Tens of thousands at main Tel Aviv protest
Carrie Keller-Lynn is a political and legal correspondent for The Times of Israel

Tens of thousands of anti-judicial overhaul protesters have converged upon Tel Aviv’s Kaplan Street, as capstone to their Day of Resistance.
Despite the tightly packed crowd, energy is a bit lower on Kaplan Street itself than in past demonstrations, with protesters citing the extreme heat and daylong activities as contributing factors to the relative lethargy.
Some demonstrators hand out free water bottles to attendees, alongside courtesy protest swag.
A band plays out of a converted truck, making statements about social unity before each song in their set.

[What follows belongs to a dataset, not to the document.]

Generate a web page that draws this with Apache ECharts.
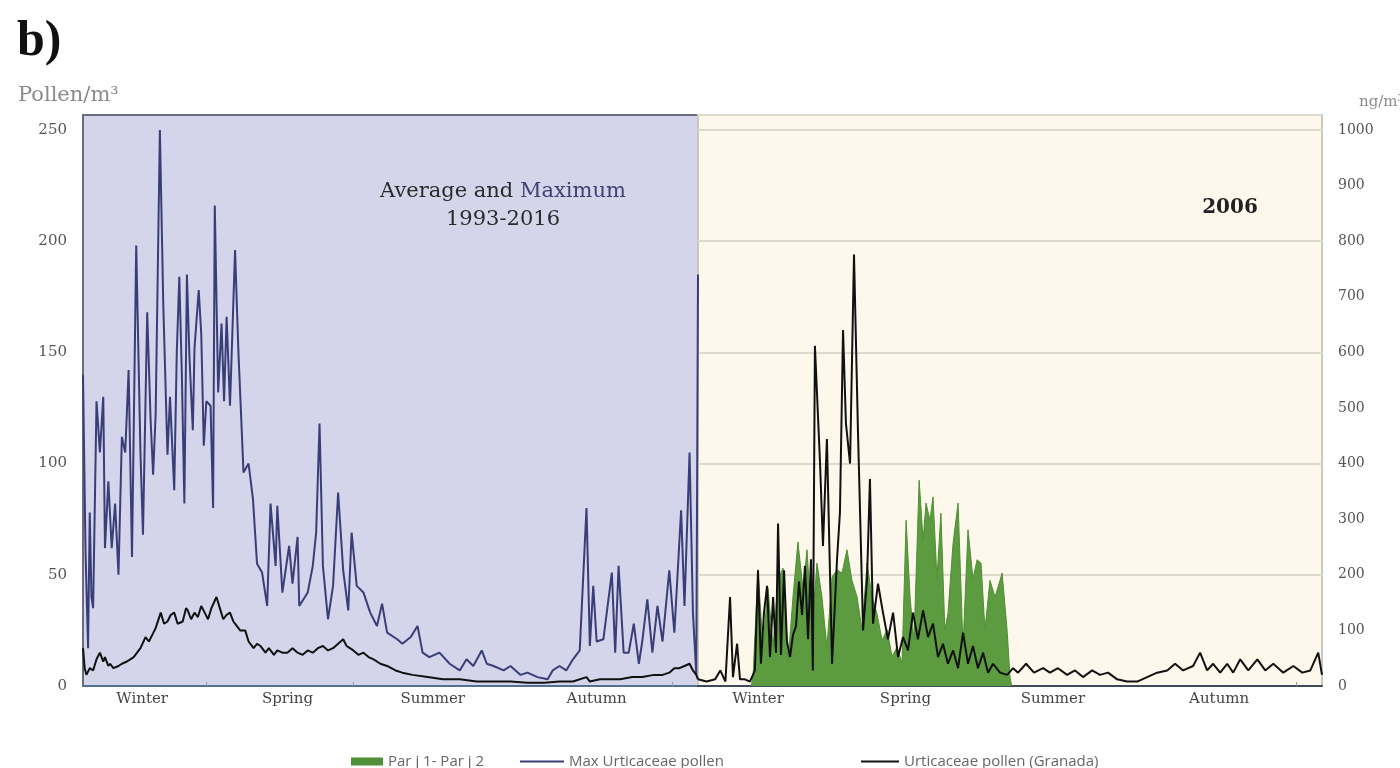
<!DOCTYPE html>
<html><head><meta charset="utf-8">
<script src="https://cdn.jsdelivr.net/npm/echarts@6/dist/echarts.min.js"></script>
<style>html,body{margin:0;padding:0;background:#fff}#c{width:1400px;height:768px}</style>
</head><body><div id="c"></div>
<script>
// ---- axis labels ----
const seasonNames = ['Winter', 'Spring', 'Summer', 'Autumn'];
const seasonLabelDays = [35, 121, 207, 304];
const seasonTickDays = [73, 160, 349];

// ---- Left panel: Average and Maximum 1993-2016 (pollen/m3) ----
const maxDays = [0,1.5,3,4,5,6,8,10,12,13,15,17,19,21,23,25,27,29,31.5,34,35.5,38,40,41.5,43,45.5,47.5,50,51.5,54,55.5,57,58.5,60,61.5,63,65,66,68.5,70,71.5,73,75.5,77,78,80,82,83.5,85,87,90,92,95,98,100.6,103,106,109,111,114,115,118,122,124,127,128,133,136,138,140,142,145,148,151,154,157,159,162,166,170,174,177,180,186,189,194,198,201,205,211,217,223,227,231,236,239,243,249,253,259,263,269,275,278,282,286,290,294,298,300,302,304,308,313,315,317,320,323,326,329,331,334,337,340,343,347,350,354,356,359,361,363,364];
const maxVals = [140,60,17,78,40,35,128,105,130,62,92,62,82,50,112,105,142,58,198,105,68,168,120,95,122,250,172,104,130,88,150,184,140,82,185,148,115,152,178,158,108,128,126,80,216,132,163,128,166,126,196,150,96,100,84,55,51,36,82,54,81,42,63,46,67,36,42,54,69,118,54,30,45,87,52,34,69,45,42,33,27,37,24,21,19,22,27,15,13,15,10,7,12,9,16,10,9,7,9,5,6,4,3,7,9,7,12,16,80,18,45,20,21,51,15,54,15,15,28,10,20,39,15,36,20,52,24,79,36,105,33,5,185];

const avgDays = [0,1,2,4,6,8,10,12,13,15,16,18,21,23,26,28,30,32,34,37,39,41,43,46,48,50,52,54,56,59,61,62,64,66,68,70,72,74,76,79,81,83,85,87,89,91,93,96,98,101,103,105,108,110,113,115,118,121,124,127,130,133,136,139,142,145,148,151,154,156,158,160,163,166,169,172,176,180,185,189,195,204,213,223,233,243,253,263,273,282,290,298,300,306,312,318,325,331,338,343,347,350,353,356,359,361,363,364];
const avgVals = [17,8,5,8,7,12,15,11,13,9,10,8,9,10,11,12,13,15,17,22,20,23,26,33,28,29,32,33,28,29,35,34,30,33,31,36,33,30,35,40,35,30,32,33,29,27,25,25,20,17,19,18,15,17,14,16,15,15,17,15,14,16,15,17,18,16,17,19,21,18,17,16,14,15,13,12,10,9,7,6,5,4,3,3,2,2,2,1.5,1.5,2,2,4,2,3,3,3,4,4,5,5,6,8,8,9,10,7,5,3];

// ---- Right panel: 2006 ----
const pollen2006Days = [0,1,5,10,13,16,18.7,20.4,22.8,24.5,27.4,30.3,33.2,35,36.7,38.5,40.3,42,43.8,45.5,46.7,48.4,50.2,51.9,53.7,55.4,57.2,58.9,60.7,62.4,64.2,65.9,67,68.2,71.2,72.9,75.2,78.2,81.1,82.8,84.6,86.3,88.7,91,93.3,96.3,98.6,100.3,102.1,105,107.9,110.8,113.8,116.7,119.6,122.5,125.4,128.3,131.3,134.2,137.1,140,142.9,145.8,148.8,151.7,154.6,157.5,160.4,163.3,166.3,169.2,172.1,176.2,180.3,183.8,186.7,191.4,196,201.3,205.3,210,215.3,219.9,224.6,229.9,234.5,239.2,244.5,250.3,256.2,262,267.8,273.7,278.3,283,288.8,292.9,297,300.5,304.6,308.7,312.2,316.3,321,326.3,330.9,335.6,341.4,347.3,352.5,357.2,361.8,364];
const pollen2006Vals = [3,3,2,3,7,2,40,4,19,3,3,2,7,52,10,33,45,13,40,15,73,14,52,20,13,23,27,47,32,54,21,57,7,153,100,63,111,10,57,78,160,118,100,194,115,25,48,93,28,46,33,21,33,13,22,16,33,21,34,22,28,13,19,10,16,8,24,10,18,8,15,6,10,6,5,8,6,10,6,8,6,8,5,7,4,7,5,6,3,2,2,4,6,7,10,7,9,15,7,10,6,10,6,12,7,12,7,10,6,9,6,7,15,5];

const parjDays = [31,32.1,35,37.9,40.8,43.8,46.7,49.6,52.5,55.4,58.3,61.3,63.6,66.5,69.4,72.3,75.2,78.2,81.1,84,86.9,89.8,92.8,95.7,98.6,101.5,104.4,107.4,110.3,113.2,116.1,119,121.4,123.7,126,129,131.3,133,135.3,137.1,139.4,141.7,144,145.8,148.8,151.7,154.6,157.5,160.4,162.8,165.1,167.4,170.3,173.3,177.4,180.3,182,183];
const parjVals = [0,16,209,70,176,70,191,212,41,160,259,173,245,101,221,160,70,196,209,203,245,190,160,101,221,160,130,82,101,53,70,41,298,160,82,370,262,329,298,340,193,311,101,130,257,329,70,281,193,227,221,101,190,160,203,101,16,0];

const pairs = (d, v) => d.map((x, i) => [x, v[i]]);

const POLLEN_MAX = 256.7, NG_MAX = 1026.9;
const serif = 'DejaVu Serif';

const xAxisBase = (gi, lineColor) => ({
  type: 'value', gridIndex: gi, min: 0, max: 364,
  splitLine: { show: false },
  axisLine: { show: true, lineStyle: { color: lineColor, width: 2 } },
  axisTick: { show: true, customValues: seasonTickDays, length: 4, inside: true, lineStyle: { color: '#8a9bb0' } },
  axisLabel: {
    customValues: seasonLabelDays, margin: 6,
    formatter: v => seasonNames[seasonLabelDays.indexOf(v)] || '',
    color: '#444', fontFamily: serif, fontSize: 15
  }
});

const chart = echarts.init(document.getElementById('c'), null, { renderer: 'canvas' });
chart.setOption({
  animation: false,
  backgroundColor: '#ffffff',
  title: [
    { text: 'b)', left: 12, top: 12, textStyle: { fontFamily: 'Liberation Serif', fontWeight: 'bold', fontSize: 50, color: '#111' } },
    { text: 'Pollen/m³', left: 13, top: 80, textStyle: { fontFamily: serif, fontWeight: 'normal', fontSize: 21, color: '#8a8a8a' } },
    { text: 'ng/m³', left: 1354, top: 90, textStyle: { fontFamily: serif, fontWeight: 'normal', fontSize: 15, color: '#8a8a8a' } },
    { text: '{a|Average and }{m|Maximum}\n{a|1993-2016}', left: 498, top: 173, textAlign: 'center',
      textStyle: { fontWeight: 'normal', rich: {
        a: { fontFamily: serif, fontSize: 21, fontWeight: 'normal', color: '#2a2a2a', lineHeight: 28 },
        m: { fontFamily: serif, fontSize: 21, fontWeight: 'normal', color: '#3d4273', lineHeight: 28 } } } },
    { text: '2006', left: 1225, top: 193, textAlign: 'center', textStyle: { fontFamily: serif, fontWeight: 'bold', fontSize: 20, color: '#222' } }
  ],
  legend: [
    { data: ['Par j 1- Par j 2'], left: 346, top: 749, icon: 'rect', itemWidth: 32, itemHeight: 8, itemGap: 4,
      textStyle: { color: '#666', fontFamily: 'Open Sans', fontSize: 15 } },
    { data: ['Max Urticaceae pollen'], left: 515, top: 749, icon: 'rect', itemWidth: 44, itemHeight: 2,
      textStyle: { color: '#666', fontFamily: 'Open Sans', fontSize: 15 } },
    { data: ['Urticaceae pollen (Granada)'], left: 856, top: 749, icon: 'rect', itemWidth: 38, itemHeight: 2,
      textStyle: { color: '#666', fontFamily: 'Open Sans', fontSize: 15 } }
  ],
  grid: [
    { left: 83, top: 115, width: 615, height: 571, show: true, backgroundColor: '#d4d4ea', borderColor: '#6c6c80', borderWidth: 2 },
    { left: 698, top: 115, width: 624, height: 571, show: true, backgroundColor: '#fef8ec', borderColor: '#cbc9bf', borderWidth: 2 }
  ],
  xAxis: [ xAxisBase(0, '#52708f'), xAxisBase(1, '#3c4a5c') ],
  yAxis: [
    { type: 'value', gridIndex: 0, position: 'left', min: 0, max: POLLEN_MAX, interval: 50,
      axisLine: { show: false }, axisTick: { show: false }, splitLine: { show: false },
      axisLabel: { showMaxLabel: false, margin: 16, color: '#555', fontFamily: serif, fontSize: 15, formatter: v => String(v) } },
    { type: 'value', gridIndex: 1, position: 'left', min: 0, max: POLLEN_MAX, interval: 50,
      axisLine: { show: false }, axisTick: { show: false }, axisLabel: { show: false },
      splitLine: { show: true, lineStyle: { color: '#dedacd', width: 2 } } },
    { type: 'value', gridIndex: 1, position: 'right', min: 0, max: NG_MAX, interval: 100,
      axisLine: { show: false }, axisTick: { show: false }, splitLine: { show: false },
      axisLabel: { showMaxLabel: false, margin: 16, color: '#555', fontFamily: serif, fontSize: 14, formatter: v => String(v) } }
  ],
  series: [
    { name: 'Max Urticaceae pollen', type: 'line', xAxisIndex: 0, yAxisIndex: 0, showSymbol: false,
      data: pairs(maxDays, maxVals), lineStyle: { color: '#3a3e78', width: 2 }, itemStyle: { color: '#3a3e78' } },
    { name: 'Urticaceae pollen (Granada)', type: 'line', xAxisIndex: 0, yAxisIndex: 0, showSymbol: false,
      data: pairs(avgDays, avgVals), lineStyle: { color: '#111', width: 2 }, itemStyle: { color: '#111' } },
    { name: 'Par j 1- Par j 2', type: 'line', xAxisIndex: 1, yAxisIndex: 2, showSymbol: false,
      data: pairs(parjDays, parjVals), lineStyle: { color: '#4f8f36', width: 1 }, itemStyle: { color: '#4f8f36' },
      areaStyle: { color: '#5c9b40', opacity: 1 } },
    { name: 'Urticaceae pollen (Granada)', type: 'line', xAxisIndex: 1, yAxisIndex: 1, showSymbol: false,
      data: pairs(pollen2006Days, pollen2006Vals), lineStyle: { color: '#111', width: 2 }, itemStyle: { color: '#111' } }
  ]
});
</script>
</body></html>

But not all protesters are focusing their energy on the coalition’s imminent plan to reduce judicial checks on the cabinet, but rather came to express their frustration with Prime Minister Benjamin Netanyahu’s government itself.
Uri, 70, says that “Netanyahu is a criminal” and that his ultra-Orthodox political partners do not share the burden in supporting the state’s finances and security.
“We, the secular people, pay a ton of money and they don’t even go to the army,” he says about Israel’s Haredi communities. “It’s not just the reform, it’s the Haredim, the corruption,” he adds. “We don’t want these people.”